# FAV!!  Creamy Shrimp Crostini



## sattie (Nov 7, 2008)

I first learned about this at a Thanksgiving dinner at work many years ago.  A fellow peer brought this in and I was immediately hooked.  I'm making this today to have something to snack on over the weekend!ba

Now one thing I do differently that is not mentioned in the recipe below is this:  I only toast one side of the baguette bread.  Then on the non toasted side, I put a dollop of the mixture then toast.  When the mixture gets light brown on top, it is good to go.  It is good cold too!!!  If you eat it cold, toast both sides.  Enjoy!
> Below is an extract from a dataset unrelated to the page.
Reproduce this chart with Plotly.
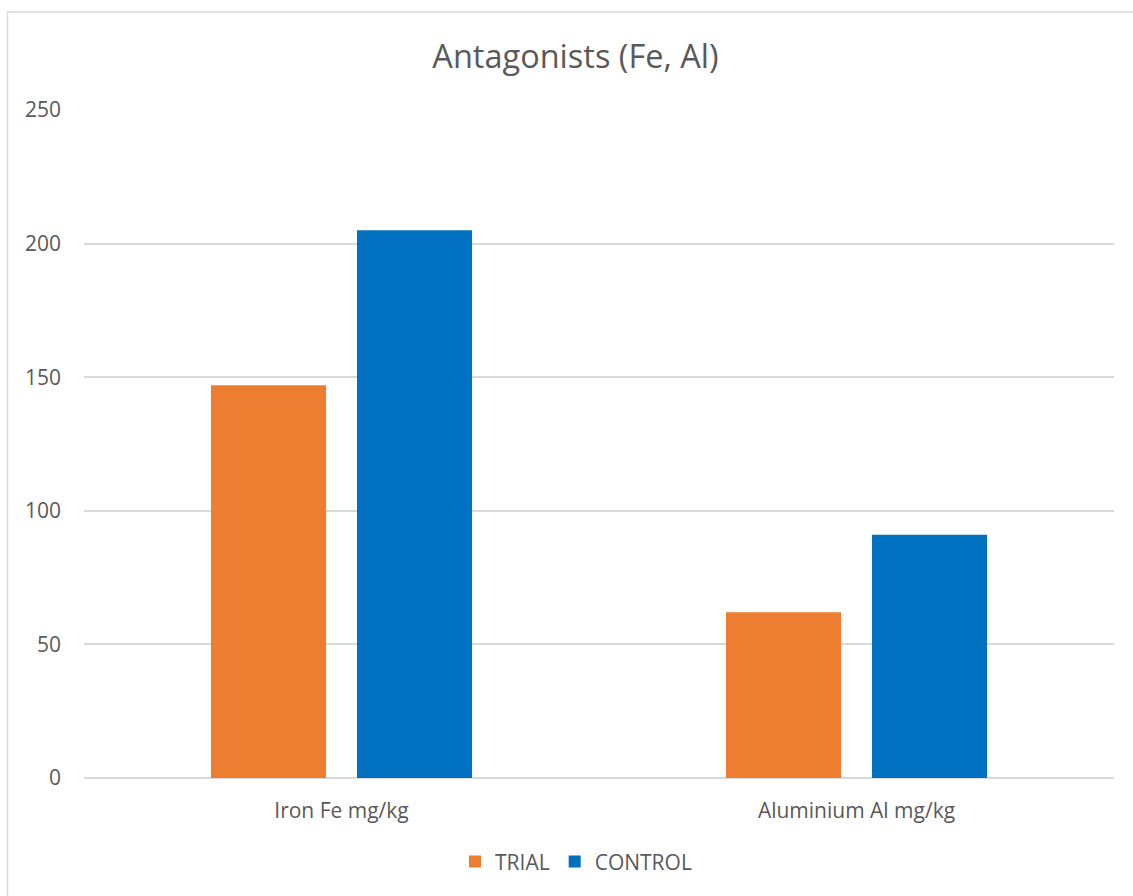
import plotly.graph_objects as go

# Antagonist concentrations by element
categories = ["Iron Fe mg/kg", "Aluminium Al mg/kg"]
trial_values = [147, 62]
control_values = [205, 91]
y_ticks = [0, 50, 100, 150, 200, 250]

FONT = "Open Sans"
TEXT_GREY = "#595959"
GRID = "#d9d9d9"

fig = go.Figure()
fig.add_trace(go.Bar(name="TRIAL", x=categories, y=trial_values,
                     marker=dict(color="#ed7d31", line=dict(width=0))))
fig.add_trace(go.Bar(name="CONTROL", x=categories, y=control_values,
                     marker=dict(color="#0070c0", line=dict(width=0))))

# Light outline around the chart area
L, R, T, B = 84, 19, 109.5, 118
W, H = 1133, 896
pw, ph = W - L - R, H - T - B
def px_x(p):
    return (p - L) / pw
def px_y(p):
    return (H - B - p) / ph

fig.add_shape(type="rect", xref="paper", yref="paper",
              x0=px_x(7.5), x1=px_x(1145), y0=px_y(905), y1=px_y(11.5),
              line=dict(color=GRID, width=1.5), fillcolor="rgba(0,0,0,0)",
              layer="below")

fig.update_layout(
    width=W, height=H,
    margin=dict(l=L, r=R, t=T, b=B),
    paper_bgcolor="white", plot_bgcolor="white",
    barmode="group", bargap=0.433, bargroupgap=0.212,
    title=dict(text="Antagonists (Fe, Al)", x=575.5 / W, xanchor="center",
               y=1 - 57 / H, yanchor="middle",
               font=dict(family=FONT, size=32.5, color=TEXT_GREY)),
    font=dict(family=FONT, color=TEXT_GREY, size=21),
    legend=dict(orientation="h", x=px_x(576), xanchor="center",
                y=px_y(862), yanchor="middle",
                font=dict(family=FONT, size=21, color=TEXT_GREY),
                itemwidth=30, traceorder="normal"),
    xaxis=dict(showgrid=False, showline=False, ticks="",
               ticklabelstandoff=18,
               tickfont=dict(family=FONT, size=21, color=TEXT_GREY)),
    yaxis=dict(range=[0, 250], tickvals=y_ticks, showgrid=True,
               gridcolor=GRID, gridwidth=1.8, zeroline=True,
               zerolinecolor=GRID, zerolinewidth=1.8, showline=False,
               ticks="", ticklabelstandoff=22,
               tickfont=dict(family=FONT, size=21, color=TEXT_GREY)),
)

fig.write_html("out.html")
Source:  Creamy Shrimp Crostini Recipe 


*Creamy Shrimp Crostini Recipe*


Ingredients:
40 half inch thick baguette slices 
2 tablespoons olive oil 
One 8oz package cream cheese, room temperature 
1/2 cup mayo 
2 tablespoons Dijon mustard 
1 lb cooked shrimp, coarsley chopped 
1/2 cup minced green onion 
1 1/2 tablespoon chopped fresh dill 
1 teaspoon grated lemon peel 
Salt and pepper, to taste
Few drops of hot sauce, to taste
Chopped parsley, for garnish 


Directions:
Preheat broiler. Lightly brush 1 side of each baguette slice with oil. Arrange in two baking sheets. Broil until lightly toasted, about 1 minute. Beat cream cheese, mayo and mustard. Mix in shrimp, green onion, dill and lemon peel. Season with salt and pepper. Spread 1 tablespoon of shrimp mixture atop each baguette slice. Garnish with parsley.


----------



## quicksilver (Nov 7, 2008)

Sounds good Sattie, minus the hot sauce. I can't do that stuff with my GERD.And I bet if you finely minced the shrimp, it would make a great dip.
Thanks!


----------



## sattie (Nov 7, 2008)

quicksilver said:


> Sounds good Sattie, minus the hot sauce. I can't do that stuff with my GERD.And I bet if you finely minced the shrimp, it would make a great dip.
> Thanks!


 
Yea, I don't do the hot sauce either.  The recipe that was emailed to me did not have the hot sauce.  It taste great without it.


----------



## JohnL (Nov 7, 2008)

Great recipe sattie,
Sounds like it would work very well with crab meat also.
Hmmm, wonder if Uncle Bob would sub crawdads?


----------



## simplicity (Nov 7, 2008)

Sattie, thanks for the recipe.  It looks great.


----------



## Uncle Bob (Nov 7, 2008)

JohnL said:


> Great recipe sattie,
> Sounds like it would work very well with crab meat also.
> Hmmm, wonder if Uncle Bob would sub crawdads?


 
 Yep, in season they would be good --- Love Swimps & Hot Sauce too!!!


----------